When you TELL a reader something, you give them a fact. Facts are very easy to forget and have little impact, and facts are just boring to read.

When you SHOW the reader something, the consequences of a fact, you give the reader an experience in their imagination. Experiences are much easier to remember than facts, and these imaginary experiences are, in fact, why the reader is reading: They are fun, the imaginary experiences involve our emotions and are the big payoff in reading. We triumph with Harry Potter and fear for the safety of brave hobbits.

Anytime you try to explain a character's actions by stating a fact or characteristic about them, you are telling instead showing.

Don't tell me Harry is brave, make him do something brave without saying the word 'brave'.

Don't tell me Kathy is beautiful, find a way to show that other characters find Kathy beautiful (without saying the word 'beautiful'!).

And don't tell me the landscape is breathtaking. Take somebody's breath away without saying "breathtaking".

This is harder work than just telling, and requires more words and description to imagine the experience than to just label it. In my own writing much of it is done in rewrite, I often 'tell' as a shorthand, then 'show' on rewrite, sometimes expanding one line to a few paragraphs so the reader experiences the feelings of the character.
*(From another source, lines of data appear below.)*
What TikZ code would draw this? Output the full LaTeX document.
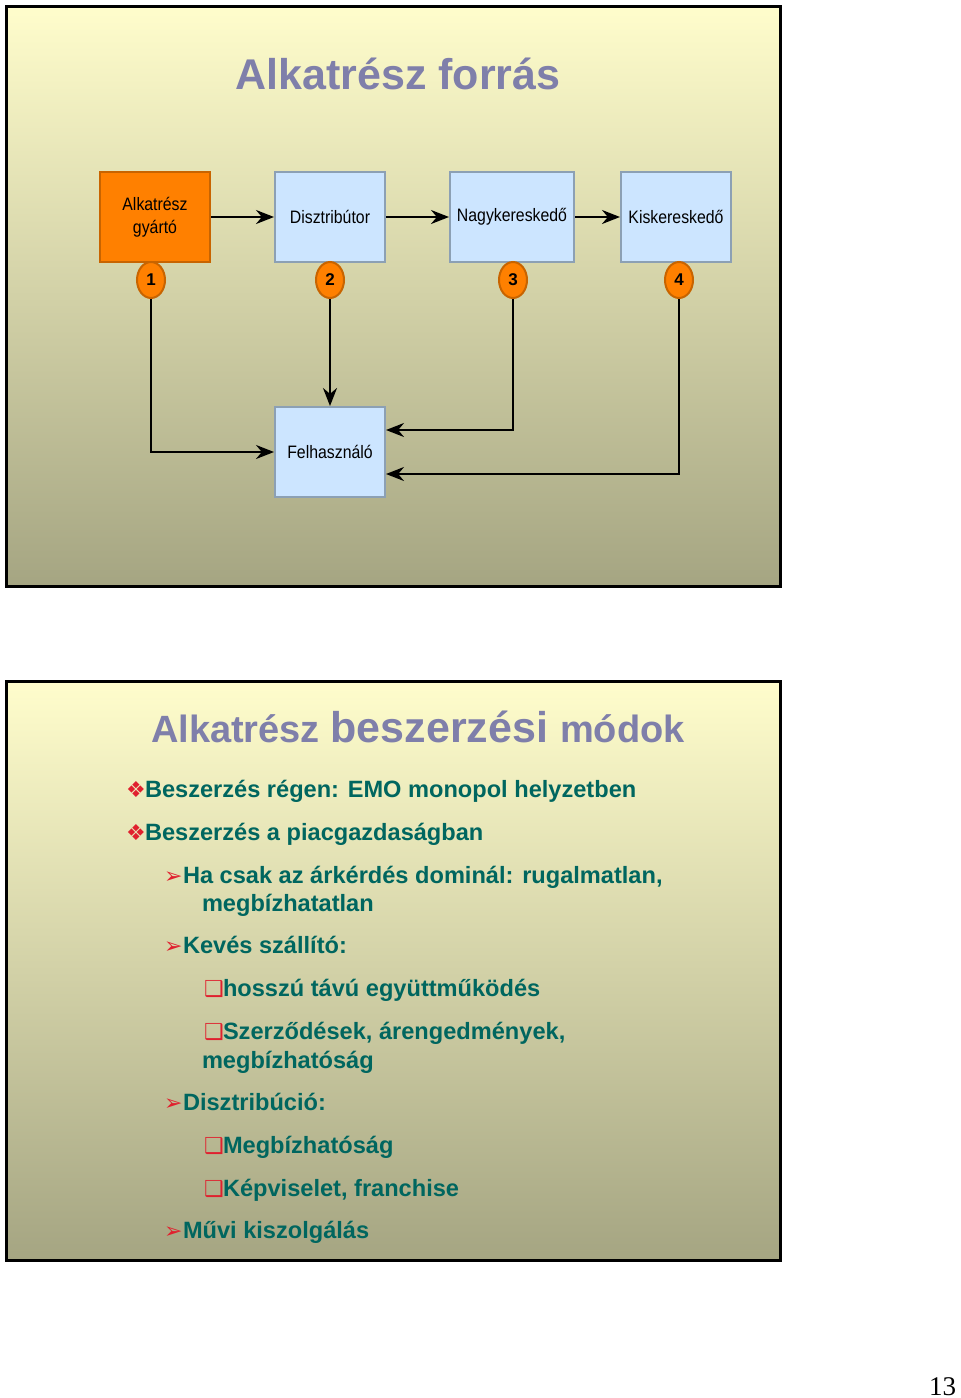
\documentclass[tikz,border=0pt]{standalone}
\usepackage{fontspec}
\setmainfont{Liberation Sans}
\newfontfamily\boxfont[FakeStretch=0.88]{Liberation Sans}
\newfontfamily\symfont{DejaVu Sans}
\newfontfamily\pagefont{Liberation Serif}
\usetikzlibrary{arrows.meta, positioning, shapes.geometric}
\definecolor{ctop}{HTML}{FFFDCC}
\definecolor{cbottom}{HTML}{A5A582}
\definecolor{ctitle}{HTML}{7F7FAA}
\definecolor{ctext}{HTML}{00665F}
\definecolor{cbul}{HTML}{E0202E}
\definecolor{corange}{HTML}{FF8000}
\definecolor{cdorange}{HTML}{C86400}
\definecolor{cblue}{HTML}{CCE5FF}
\definecolor{cdblue}{HTML}{8CA0B4}
\newcommand{\bul}[1]{\makebox[9.5pt][l]{\symfont\color{cbul}\fontsize{11}{11}\selectfont#1}}
\tikzset{
  every picture/.style={line width=1pt},
  slide/.style={draw=black, line width=1.5pt, top color=ctop, bottom color=cbottom},
  box/.style={draw=cdblue, fill=cblue, minimum width=55pt, minimum height=45pt, inner sep=2pt, align=center,
    font=\boxfont\fontsize{9}{11.5}\selectfont},
  num/.style={ellipse, draw=cdorange, fill=corange, minimum width=14pt, minimum height=18pt, inner sep=0pt,
    font=\bfseries\fontsize{8.5}{10}\selectfont},
  arrow/.style={-{Stealth[length=9pt, width=7pt]}, draw=black, line width=1pt},
  title/.style={text=ctitle, font=\bfseries, anchor=base, inner sep=0pt},
  item/.style={anchor=base west, text=ctext, font=\bfseries\fontsize{11.8}{14}\selectfont, inner sep=0pt},
}

\begin{document}
\begin{tikzpicture}[x=0.5pt, y=-0.5pt]
  \useasboundingbox (0,0) rectangle (960,1398);
  % first slide
  \fill[white] (0,0) rectangle (960,1398);
  \path[slide] (6,6) rectangle (780,586);
  \node[title, font=\bfseries\fontsize{21.5}{24}\selectfont] (t1) at (398,89) {Alkatrész forrás};
  \node[box, fill=corange, draw=cdorange] (mfr) at (155,217) {Alkatrész\\gyártó};
  \node[box] (dist) at (330,217) {Disztribútor};
  \node[box, minimum width=62pt] (whole) at (512,217) {Nagykereskedő};
  \node[box] (retail) at (676,217) {Kiskereskedő};
  \node[box] (user) at (330,452) {Felhasználó};
  \draw[arrow] (mfr) -- (dist);
  \draw[arrow] (dist) -- (whole);
  \draw[arrow] (whole) -- (retail);
  \foreach \i/\x in {1/151,2/330,3/513,4/679} {\node[num] (n\i) at (\x,280) {\i};}
  \draw[arrow] (n1.south) |- (user.west);
  \draw[arrow] (n2.south) -- (user.north);
  \draw[arrow] (n3.south) |- ([yshift=11pt]user.east);
  \draw[arrow] (n4.south) |- ([yshift=-11pt]user.east);
  % second slide
  \path[slide] (6,681) rectangle (780,1260);
  \node[title, anchor=base west] (t2) at (150,742) {\fontsize{19}{22}\selectfont Alkatrész
    \fontsize{21.5}{24}\selectfont beszerzési \fontsize{19}{22}\selectfont módok};
  \foreach \i/\x/\y/\t in {1/125/797/{\bul{❖}Beszerzés régen: EMO monopol helyzetben},
      2/125/840/{\bul{❖}Beszerzés a piacgazdaságban},
      3/163/883/{\bul{➢}Ha csak az árkérdés dominál: rugalmatlan,},
      4/201/911/{megbízhatatlan},
      5/163/953/{\bul{➢}Kevés szállító:},
      6/203/996/{\bul{❑}hosszú távú együttműködés},
      7/203/1039/{\bul{❑}Szerződések, árengedmények,},
      8/201/1068/{megbízhatóság},
      9/163/1110/{\bul{➢}Disztribúció:},
      10/203/1153/{\bul{❑}Megbízhatóság},
      11/203/1196/{\bul{❑}Képviselet, franchise},
      12/163/1238/{\bul{➢}Művi kiszolgálás}}
    {\node[item] (l\i) at (\x,\y) {\t};}
  \node[anchor=base east, inner sep=0pt, font=\pagefont\fontsize{13.5}{16}\selectfont] (page) at (957,1395) {13};
\end{tikzpicture}
\end{document}
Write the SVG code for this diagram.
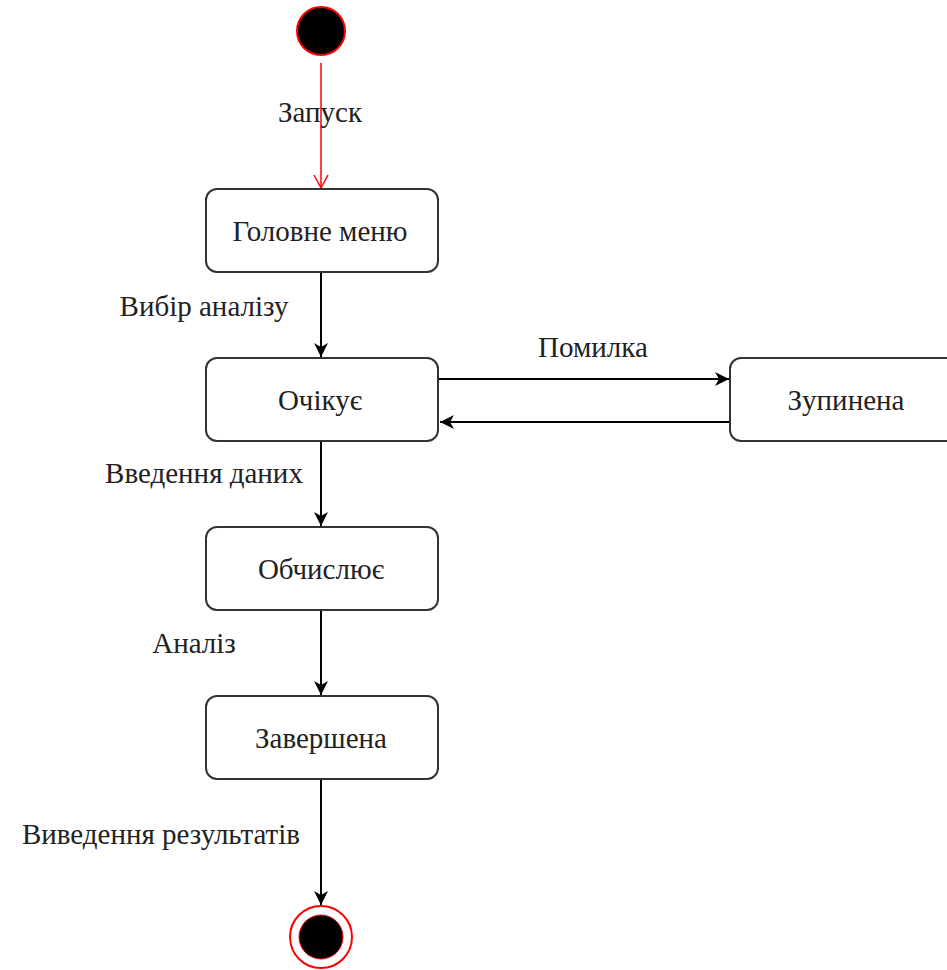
<svg xmlns="http://www.w3.org/2000/svg" width="947" height="970" viewBox="0 0 947 970">
<style>
.box{fill:#fff;stroke:#333;stroke-width:2}
.t{font-family:"Liberation Serif","Times New Roman",serif;font-size:29px;fill:#222;text-anchor:middle}
.e{stroke:#000;stroke-width:2;fill:none}
</style>
<defs>
<marker id="arr" viewBox="0 0 16 16" refX="15" refY="8" markerWidth="16" markerHeight="16" markerUnits="userSpaceOnUse" orient="auto">
<path d="M1,1 L15,8 L1,15 L5,8 Z" fill="#000"/>
</marker>
<marker id="open" viewBox="0 0 16 16" refX="14" refY="8" markerWidth="16" markerHeight="16" markerUnits="userSpaceOnUse" orient="auto">
<path d="M1,1 L14,8 L1,15" fill="none" stroke="#f00" stroke-width="1.5"/>
</marker>
</defs>
<g id="connectors">
<line x1="321" y1="63" x2="321" y2="188" stroke="#f00" stroke-width="1.5" marker-end="url(#open)"/>
<line class="e" x1="321" y1="272" x2="321" y2="357" marker-end="url(#arr)"/>
<line class="e" x1="438" y1="379" x2="729" y2="379" marker-end="url(#arr)"/>
<line class="e" x1="730" y1="422" x2="440" y2="422" marker-end="url(#arr)"/>
<line class="e" x1="321" y1="441" x2="321" y2="526" marker-end="url(#arr)"/>
<line class="e" x1="321" y1="610" x2="321" y2="695" marker-end="url(#arr)"/>
<line class="e" x1="321" y1="779" x2="321" y2="905" marker-end="url(#arr)"/>
<text class="t" x="320" y="122">Запуск</text>
<text class="t" x="204" y="316">Вибір аналізу</text>
<text class="t" x="593" y="357">Помилка</text>
<text class="t" x="204" y="483">Введення даних</text>
<text class="t" x="194" y="653">Аналіз</text>
<text class="t" x="161" y="844">Виведення результатів</text>
</g>
<g id="start"><circle cx="321" cy="31" r="24" fill="#000" stroke="#f00" stroke-width="2"/></g>
<g id="menu"><rect class="box" x="206" y="189" width="232" height="83" rx="11"/><text class="t" x="320" y="241">Головне меню</text></g>
<g id="waiting"><rect class="box" x="206" y="358" width="232" height="83" rx="11"/><text class="t" x="320" y="410">Очікує</text></g>
<g id="stopped"><rect class="box" x="730" y="358" width="232" height="83" rx="11"/><text class="t" x="846" y="410">Зупинена</text></g>
<g id="computing"><rect class="box" x="206" y="527" width="232" height="83" rx="11"/><text class="t" x="321" y="579">Обчислює</text></g>
<g id="done"><rect class="box" x="206" y="696" width="232" height="83" rx="11"/><text class="t" x="321" y="748">Завершена</text></g>
<g id="end"><circle cx="321" cy="937" r="31" fill="#fff" stroke="#f00" stroke-width="2"/><circle cx="321" cy="937" r="22" fill="#000" stroke="#f00" stroke-width="1"/></g>
</svg>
So in your example, close your eyes and imagine what it is like to feel the life forces around you, those close, those further. Can you feel them in other rooms? How far does this sense range? Just this room, or blocks away? Miles? How do you map them, like candles in the fog, or stars in the sky? Can you tell the difference between young and old? Sick and healthy? Human and mouse? Write about it. The reader wants to know what it is like to have this sense, not just that such a sense exists.